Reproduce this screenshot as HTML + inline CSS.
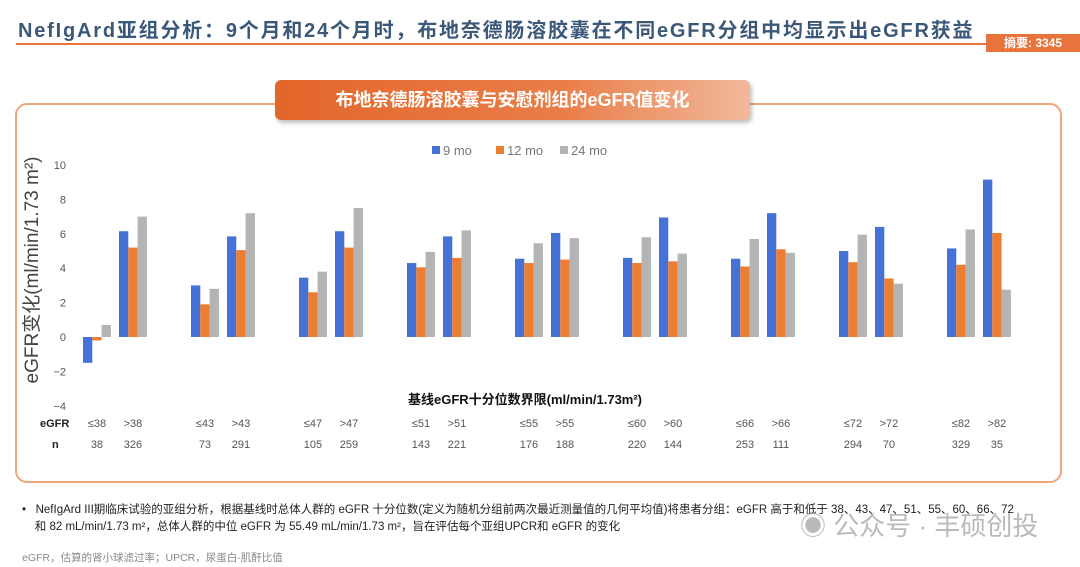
<!DOCTYPE html>
<html><head><meta charset="utf-8"><style>
body{margin:0;width:1080px;height:567px;overflow:hidden;background:#fff;font-family:"Liberation Sans","Noto Sans CJK SC",sans-serif;position:relative}
.abs{position:absolute}
</style></head><body>
<div class="abs" style="left:18px;top:14px;font-size:20px;font-weight:bold;color:#3b5878;letter-spacing:1.8px;white-space:nowrap">NefIgArd亚组分析：9个月和24个月时，布地奈德肠溶胶囊在不同eGFR分组中均显示出eGFR获益</div>
<div class="abs" style="left:16px;top:43px;width:970px;height:2px;background:#e8743b"></div>
<div class="abs" style="left:986px;top:34px;width:94px;height:18px;background:#e8743b;color:#fff;font-size:12px;font-weight:bold;line-height:18px;text-align:center">摘要: 3345</div>
<div class="abs" style="left:15px;top:103px;width:1043px;height:376px;border:2px solid #f0a57a;border-radius:12px"></div>
<div class="abs" style="left:275px;top:80px;width:475px;height:40px;background:linear-gradient(90deg,#e3662a,#e97d48 60%,#f2b89a);border-radius:6px;box-shadow:2px 3px 4px rgba(0,0,0,0.25);color:#fff;font-size:18px;font-weight:bold;line-height:40px;text-align:center">布地奈德肠溶胶囊与安慰剂组的eGFR值变化</div>
<svg class="abs" style="left:0;top:0" width="1080" height="567" id="chart">
<text x="38" y="270" transform="rotate(-90 38 270)" text-anchor="middle" font-size="19" fill="#444">eGFR变化(ml/min/1.73 m²)</text>
<text x="525" y="404" text-anchor="middle" font-size="13" font-weight="bold" fill="#111">基线eGFR十分位数界限(ml/min/1.73m²)</text>
<text x="40" y="427" font-size="11" font-weight="bold" fill="#222">eGFR</text>
<text x="52" y="448" font-size="11" font-weight="bold" fill="#222">n</text>
</svg>
<div class="abs" style="left:22px;top:502px;font-size:11.5px;color:#222;line-height:17px;width:1010px">•&nbsp;&nbsp;&nbsp;NefIgArd III期临床试验的亚组分析，根据基线时总体人群的 eGFR 十分位数(定义为随机分组前两次最近测量值的几何平均值)将患者分组：eGFR 高于和低于 38、43、47、51、55、60、66、72<br>&nbsp;&nbsp;&nbsp;&nbsp;和 82 mL/min/1.73 m²，总体人群的中位 eGFR 为 55.49 mL/min/1.73 m²，旨在评估每个亚组UPCR和 eGFR 的变化</div>
<div class="abs" style="left:800px;top:506px;font-size:26px;color:#aaa;opacity:0.8">◉ 公众号 · 丰硕创投</div>
<div class="abs" style="left:22px;top:550px;font-size:10.5px;color:#888">eGFR，估算的肾小球滤过率；UPCR，尿蛋白-肌酐比值</div>
<script>
const categories=["≤38",">38","≤43",">43","≤47",">47","≤51",">51","≤55",">55","≤60",">60","≤66",">66","≤72",">72","≤82",">82"];
const nValues=[38,326,73,291,105,259,143,221,176,188,220,144,253,111,294,70,329,35];
const mo9=[-1.5,6.15,3.0,5.85,3.45,6.15,4.3,5.85,4.55,6.05,4.6,6.95,4.55,7.2,5.0,6.4,5.15,9.15];
const mo12=[-0.2,5.2,1.9,5.05,2.6,5.2,4.05,4.6,4.3,4.5,4.3,4.4,4.1,5.1,4.35,3.4,4.2,6.05];
const mo24=[0.7,7.0,2.8,7.2,3.8,7.5,4.95,6.2,5.45,5.75,5.8,4.85,5.7,4.9,5.95,3.1,6.25,2.75];
const seriesNames=["9 mo","12 mo","24 mo"];
const yTicks=[10,8,6,4,2,0,-2,-4];
const svg=document.getElementById('chart');
const NS='http://www.w3.org/2000/svg';
const colors=["#4472d6","#ed7d31","#b4b4b4"];
function y(v){return 337-v*17.2;}
function xc(i){return 83+Math.floor(i/2)*108+(i%2)*36;}
const bw=9.3;
function mk(t,a){const e=document.createElementNS(NS,t);for(const k in a)e.setAttribute(k,a[k]);svg.appendChild(e);return e;}
yTicks.forEach(v=>{const t=mk('text',{x:66,y:y(v)+4,'text-anchor':'end','font-size':11,fill:'#555'});t.textContent=v<0?'−'+(-v):v;

});
[mo9,mo12,mo24].forEach((s,si)=>{s.forEach((v,i)=>{const r=mk('rect',{x:xc(i)+si*bw,y:Math.min(y(v),y(0)),width:bw,height:Math.abs(y(v)-y(0)),fill:colors[si]});

});});
categories.forEach((c,i)=>{const cx=xc(i)+bw*1.5;
const t=mk('text',{x:cx,y:427,'text-anchor':'middle','font-size':11,fill:'#555'});t.textContent=c;


const n=mk('text',{x:cx,y:448,'text-anchor':'middle','font-size':11,fill:'#555'});n.textContent=nValues[i];

});
seriesNames.forEach((s,si)=>{const lx=432+si*64;
const r=mk('rect',{x:lx,y:146,width:8,height:8,fill:colors[si]});


const t=mk('text',{x:lx+11,y:155,'font-size':13,fill:'#777'});t.textContent=s;

});
</script>
</body></html>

=-=-=-=-=

## PROBLEM TO WORK ON
Output the data exactly. Pictures don't belong in the result.

## EXERCISE RESULT
Reproduce this screenshot as HTML + inline CSS.
<!DOCTYPE html>
<html><head><meta charset="utf-8"><style>
body{margin:0;width:1080px;height:567px;overflow:hidden;background:#fff;font-family:"Liberation Sans","Noto Sans CJK SC",sans-serif;position:relative}
.abs{position:absolute}
</style></head><body>
<div class="abs" style="left:18px;top:14px;font-size:20px;font-weight:bold;color:#3b5878;letter-spacing:1.8px;white-space:nowrap">NefIgArd亚组分析：9个月和24个月时，布地奈德肠溶胶囊在不同eGFR分组中均显示出eGFR获益</div>
<div class="abs" style="left:16px;top:43px;width:970px;height:2px;background:#e8743b"></div>
<div class="abs" style="left:986px;top:34px;width:94px;height:18px;background:#e8743b;color:#fff;font-size:12px;font-weight:bold;line-height:18px;text-align:center">摘要: 3345</div>
<div class="abs" style="left:15px;top:103px;width:1043px;height:376px;border:2px solid #f0a57a;border-radius:12px"></div>
<div class="abs" style="left:275px;top:80px;width:475px;height:40px;background:linear-gradient(90deg,#e3662a,#e97d48 60%,#f2b89a);border-radius:6px;box-shadow:2px 3px 4px rgba(0,0,0,0.25);color:#fff;font-size:18px;font-weight:bold;line-height:40px;text-align:center">布地奈德肠溶胶囊与安慰剂组的eGFR值变化</div>
<svg class="abs" style="left:0;top:0" width="1080" height="567" id="chart">
<text x="38" y="270" transform="rotate(-90 38 270)" text-anchor="middle" font-size="19" fill="#444">eGFR变化(ml/min/1.73 m²)</text>
<text x="525" y="404" text-anchor="middle" font-size="13" font-weight="bold" fill="#111">基线eGFR十分位数界限(ml/min/1.73m²)</text>
<text x="40" y="427" font-size="11" font-weight="bold" fill="#222">eGFR</text>
<text x="52" y="448" font-size="11" font-weight="bold" fill="#222">n</text>
</svg>
<div class="abs" style="left:22px;top:502px;font-size:11.5px;color:#222;line-height:17px;width:1010px">•&nbsp;&nbsp;&nbsp;NefIgArd III期临床试验的亚组分析，根据基线时总体人群的 eGFR 十分位数(定义为随机分组前两次最近测量值的几何平均值)将患者分组：eGFR 高于和低于 38、43、47、51、55、60、66、72<br>&nbsp;&nbsp;&nbsp;&nbsp;和 82 mL/min/1.73 m²，总体人群的中位 eGFR 为 55.49 mL/min/1.73 m²，旨在评估每个亚组UPCR和 eGFR 的变化</div>
<div class="abs" style="left:800px;top:506px;font-size:26px;color:#aaa;opacity:0.8">◉ 公众号 · 丰硕创投</div>
<div class="abs" style="left:22px;top:550px;font-size:10.5px;color:#888">eGFR，估算的肾小球滤过率；UPCR，尿蛋白-肌酐比值</div>
<script>
const categories=["≤38",">38","≤43",">43","≤47",">47","≤51",">51","≤55",">55","≤60",">60","≤66",">66","≤72",">72","≤82",">82"];
const nValues=[38,326,73,291,105,259,143,221,176,188,220,144,253,111,294,70,329,35];
const mo9=[-1.5,6.15,3.0,5.85,3.45,6.15,4.3,5.85,4.55,6.05,4.6,6.95,4.55,7.2,5.0,6.4,5.15,9.15];
const mo12=[-0.2,5.2,1.9,5.05,2.6,5.2,4.05,4.6,4.3,4.5,4.3,4.4,4.1,5.1,4.35,3.4,4.2,6.05];
const mo24=[0.7,7.0,2.8,7.2,3.8,7.5,4.95,6.2,5.45,5.75,5.8,4.85,5.7,4.9,5.95,3.1,6.25,2.75];
const seriesNames=["9 mo","12 mo","24 mo"];
const yTicks=[10,8,6,4,2,0,-2,-4];
const svg=document.getElementById('chart');
const NS='http://www.w3.org/2000/svg';
const colors=["#4472d6","#ed7d31","#b4b4b4"];
function y(v){return 337-v*17.2;}
function xc(i){return 83+Math.floor(i/2)*108+(i%2)*36;}
const bw=9.3;
function mk(t,a){const e=document.createElementNS(NS,t);for(const k in a)e.setAttribute(k,a[k]);svg.appendChild(e);return e;}
yTicks.forEach(v=>{const t=mk('text',{x:66,y:y(v)+4,'text-anchor':'end','font-size':11,fill:'#555'});t.textContent=v<0?'−'+(-v):v;

});
[mo9,mo12,mo24].forEach((s,si)=>{s.forEach((v,i)=>{const r=mk('rect',{x:xc(i)+si*bw,y:Math.min(y(v),y(0)),width:bw,height:Math.abs(y(v)-y(0)),fill:colors[si]});

});});
categories.forEach((c,i)=>{const cx=xc(i)+bw*1.5;
const t=mk('text',{x:cx,y:427,'text-anchor':'middle','font-size':11,fill:'#555'});t.textContent=c;


const n=mk('text',{x:cx,y:448,'text-anchor':'middle','font-size':11,fill:'#555'});n.textContent=nValues[i];

});
seriesNames.forEach((s,si)=>{const lx=432+si*64;
const r=mk('rect',{x:lx,y:146,width:8,height:8,fill:colors[si]});


const t=mk('text',{x:lx+11,y:155,'font-size':13,fill:'#777'});t.textContent=s;

});
</script>
</body></html>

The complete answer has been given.